---------- EXERCISE MATERIAL
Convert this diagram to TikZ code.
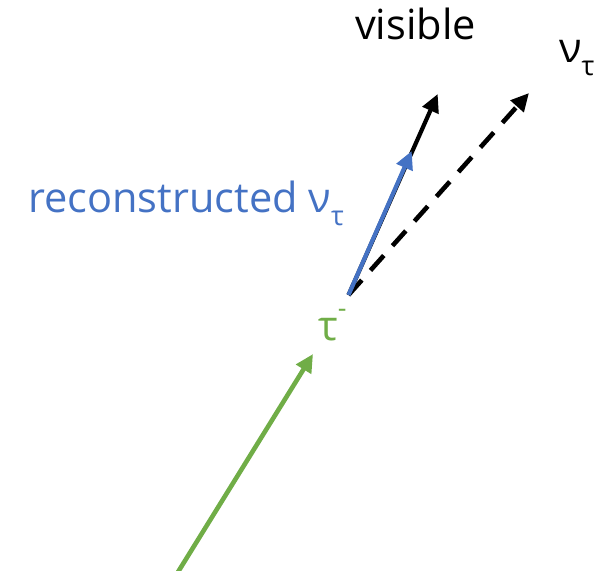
\documentclass[tikz,border=0pt]{standalone}
\usepackage{fontspec}
\setmainfont{Open Sans}
\usetikzlibrary{arrows.meta}
\definecolor{recoblue}{HTML}{4472C4}
\definecolor{taugreen}{HTML}{70AD47}
\newcommand{\lowsub}[1]{\raisebox{-0.32em}{\fontsize{27}{27}\selectfont #1}}
\newcommand{\highsup}[1]{\raisebox{0.55em}{\fontsize{27}{27}\selectfont #1}}
\tikzset{
  vec/.style={line width=4.2pt, -{Triangle[length=18pt,width=17pt]}},
  lbl/.style={inner sep=0pt, anchor=base, font=\fontsize{41.5}{41.5}\selectfont},
}
\begin{document}
\begin{tikzpicture}[x=1pt, y=-1pt]
  \useasboundingbox (0,0) rectangle (607,570);
  % decay vertex and end points of the momentum vectors
  \coordinate (vtx) at (348.5,295);
  \coordinate (vistip) at (437.7,94);
  \coordinate (nutip) at (529,93);
  \coordinate (recotip) at (411.7,151);
  \coordinate (taustart) at (178,572);
  \coordinate (tautip) at (313,354);
  % labels
  \node[lbl] (visible) at (415.5,39) {visible};
  \node[lbl, anchor=base west] (nu) at (559,62) {ν\lowsub{τ}};
  \node[lbl, anchor=base west, text=recoblue] (reco) at (28,212) {reconstructed ν\lowsub{τ}};
  \node[lbl, anchor=base west, text=taugreen] (tau) at (318,340) {τ\highsup{-}};
  % vectors
  \draw[vec, line width=4.6pt, dash pattern=on 20pt off 13pt] (vtx) -- (nutip);
  \draw[vec] (vtx) -- (vistip);
  \draw[vec, recoblue] (vtx) -- (recotip);
  \draw[vec, taugreen, line width=4.6pt] (taustart) -- (tautip);
\end{tikzpicture}
\end{document}
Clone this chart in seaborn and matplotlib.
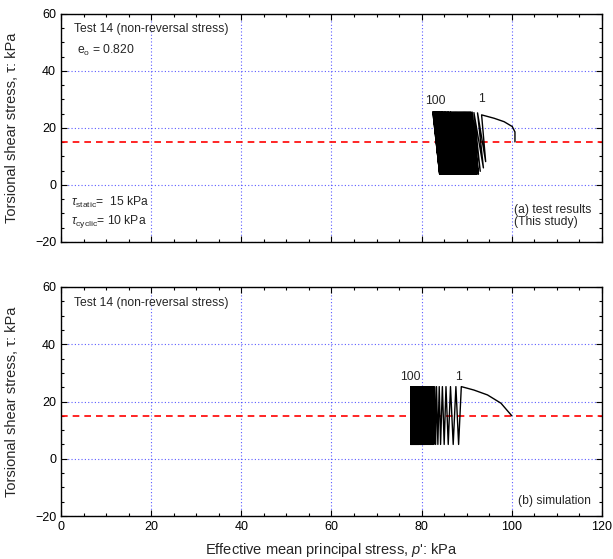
import numpy as np
import pandas as pd
import matplotlib
matplotlib.use("Agg")
import matplotlib.pyplot as plt
from matplotlib.ticker import MultipleLocator
import seaborn as sns

# ---------------- data ----------------
tau_static = 15.0

# (a) test results: monotonic loading path before cycling
mono_p_a = [100.7, 100.7, 100.1, 98.3, 96.1, 93.3]
mono_t_a = [15.1, 18.6, 20.5, 22.2, 23.4, 24.6]
# cycle tops (p' at tau max) and bottoms (p' at tau min)
top_a = [93.3, 92.4, 91.6, 91.2, 90.9, 90.7, 90.5, 90.3, 90.1, 89.9,
         89.7, 89.5, 89.3, 89.1, 88.9, 88.7, 88.5, 88.3, 88.1, 87.9,
         87.7, 87.5, 87.3, 87.1, 86.9, 86.7, 86.5, 86.4, 86.2, 86.0,
         85.9, 85.7, 85.6, 85.4, 85.3, 85.1, 85.0, 84.8, 84.7, 84.6,
         84.4, 84.3, 84.2, 84.0, 83.9, 83.8, 83.7, 83.6, 83.5, 83.4,
         83.3, 83.2, 83.1, 83.0, 82.9, 82.8, 82.7, 82.6, 82.5]
bot_a = [94.2, 93.7, 93.0, 92.6, 92.3, 92.1, 91.9, 91.7, 91.5, 91.3,
         91.1, 90.9, 90.7, 90.5, 90.3, 90.1, 89.9, 89.7, 89.5, 89.3,
         89.1, 88.9, 88.7, 88.5, 88.3, 88.1, 87.9, 87.8, 87.6, 87.4,
         87.3, 87.1, 87.0, 86.8, 86.7, 86.5, 86.4, 86.2, 86.1, 86.0,
         85.8, 85.7, 85.6, 85.4, 85.3, 85.2, 85.1, 85.0, 84.9, 84.8,
         84.7, 84.6, 84.5, 84.4, 84.3, 84.2, 84.1, 84.0, 84.0]
first_hi_a = [24.6, 25.3, 25.4]
first_lo_a = [8.2, 6.0, 4.8]
tau_max_a = 25.6
tau_min_a = 3.8

# (b) simulation
mono_p_b = [100.0, 97.6, 94.6, 91.6, 88.8]
mono_t_b = [15.0, 19.4, 22.3, 24.0, 25.2]
top_b = [88.8, 87.6, 86.4, 85.4, 84.6, 83.9, 83.3, 82.9, 82.6, 82.3,
         82.0, 81.8, 81.6, 81.4, 81.2, 81.0, 80.8, 80.7, 80.5, 80.4,
         80.2, 80.1, 79.9, 79.8, 79.7, 79.5, 79.4, 79.3, 79.2, 79.1,
         79.0, 78.9, 78.8, 78.7, 78.6, 78.5, 78.4, 78.3, 78.2, 78.1,
         78.0, 77.9, 77.8, 77.7, 77.6]
bot_b = [88.2, 87.0, 85.9, 85.0, 84.2, 83.6, 83.1, 82.7, 82.4, 82.1,
         81.9, 81.7, 81.5, 81.3, 81.1, 80.9, 80.7, 80.6, 80.4, 80.3,
         80.1, 80.0, 79.8, 79.7, 79.6, 79.4, 79.3, 79.2, 79.1, 79.0,
         78.9, 78.8, 78.7, 78.6, 78.5, 78.4, 78.3, 78.2, 78.1, 78.0,
         77.9, 77.8, 77.7, 77.6, 77.6]
tau_max_b = 25.2
tau_min_b = 5.0

x_ticks = [0, 20, 40, 60, 80, 100, 120]
y_ticks = [-20, 0, 20, 40, 60]


def build_path(mono_p, mono_t, tops, bots, his, los):
    p, t = list(mono_p), list(mono_t)
    for tp, bp, h, l in zip(tops, bots, his, los):
        p += [tp, bp]
        t += [h, l]
    return pd.DataFrame({"p": p, "tau": t})


n_a = len(top_a)
hi_a = first_hi_a + [tau_max_a] * (n_a - len(first_hi_a))
lo_a = first_lo_a + [tau_min_a] * (n_a - len(first_lo_a))
df_a = build_path(mono_p_a, mono_t_a, top_a, bot_a, hi_a, lo_a)
df_b = build_path(mono_p_b, mono_t_b, top_b, bot_b,
                  [tau_max_b] * len(top_b), [tau_min_b] * len(top_b))

# ---------------- styling ----------------
sns.set_theme(style="ticks")
plt.rcParams["font.family"] = ["Liberation Sans", "DejaVu Sans"]
plt.rcParams["mathtext.fontset"] = "custom"
plt.rcParams["mathtext.rm"] = "Liberation Sans"
plt.rcParams["mathtext.it"] = "Liberation Sans:italic"
plt.rcParams["axes.edgecolor"] = "black"

fig = plt.figure(figsize=(6.13, 5.59), dpi=100)
ax_a = fig.add_axes([0.0995, 0.5671, 0.8825, 0.4079])
ax_b = fig.add_axes([0.0995, 0.0769, 0.8825, 0.4097])

for ax, df in ((ax_a, df_a), (ax_b, df_b)):
    ax.set_axisbelow(True)
    ax.axhline(tau_static, color="red", ls=(0, (4, 3)), lw=1.2, zorder=1.5)
    sns.lineplot(data=df, x="p", y="tau", sort=False, estimator=None,
                 color="black", lw=1.0, ax=ax, zorder=2)
    ax.set_xlim(x_ticks[0], x_ticks[-1])
    ax.set_ylim(y_ticks[0], y_ticks[-1])
    ax.set_xticks(x_ticks)
    ax.set_yticks(y_ticks)
    ax.xaxis.set_minor_locator(MultipleLocator(5))
    ax.yaxis.set_minor_locator(MultipleLocator(5))
    ax.grid(True, which="major", color="#3333ff", ls=(0, (1, 2)), lw=0.8,
            alpha=0.8)
    ax.tick_params(which="both", direction="in", top=True, right=True,
                   width=0.8, colors="black", labelsize=9)
    ax.tick_params(which="major", length=4)
    ax.tick_params(which="minor", length=2.5)
    for s in ax.spines.values():
        s.set_linewidth(1.0)
        s.set_color("black")
    ax.set_ylabel("Torsional shear stress, \u03c4: kPa", fontsize=10.5)
    ax.yaxis.set_label_coords(-0.078, 0.5)
    ax.set_xlabel("")

ax_a.tick_params(labelbottom=False)
ax_b.set_xlabel("Effective mean principal stress, $\\it{p}$': kPa",
                fontsize=10.5, labelpad=6)

fs = 8.7
ax_a.text(0.024, 0.934, "Test 14 (non-reversal stress)", transform=ax_a.transAxes,
          fontsize=fs, va="center")
ax_a.text(0.03, 0.842, "e$_{\\rm o}$ = 0.820", transform=ax_a.transAxes,
          fontsize=fs, va="center")
ax_a.text(0.019, 0.175, "$\\tau_{\\rm static}$=  15 kPa", transform=ax_a.transAxes,
          fontsize=fs, va="center")
ax_a.text(0.019, 0.088, "$\\tau_{\\rm cyclic}$= 10 kPa", transform=ax_a.transAxes,
          fontsize=fs, va="center")
ax_a.text(0.838, 0.14, "(a) test results", transform=ax_a.transAxes,
          fontsize=fs, va="center")
ax_a.text(0.838, 0.088, "(This study)", transform=ax_a.transAxes,
          fontsize=fs, va="center")
ax_a.text(83.1, 29.5, "100", fontsize=fs, ha="center", va="center")
ax_a.text(93.3, 30.0, "1", fontsize=fs, ha="center", va="center")

ax_b.text(0.024, 0.93, "Test 14 (non-reversal stress)", transform=ax_b.transAxes,
          fontsize=fs, va="center")
ax_b.text(0.845, 0.065, "(b) simulation", transform=ax_b.transAxes,
          fontsize=fs, va="center")
ax_b.text(77.6, 28.6, "100", fontsize=fs, ha="center", va="center")
ax_b.text(88.2, 28.6, "1", fontsize=fs, ha="center", va="center")

fig.savefig("out.png", dpi=100)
--------------------
**YOUR GOAL:**
Gather each line in the entries above where the string "matplotlib" is found.

**SOLUTION TO THIS EXERCISE:**
Clone this chart in seaborn and matplotlib.
import matplotlib
matplotlib.use("Agg")
import matplotlib.pyplot as plt
from matplotlib.ticker import MultipleLocator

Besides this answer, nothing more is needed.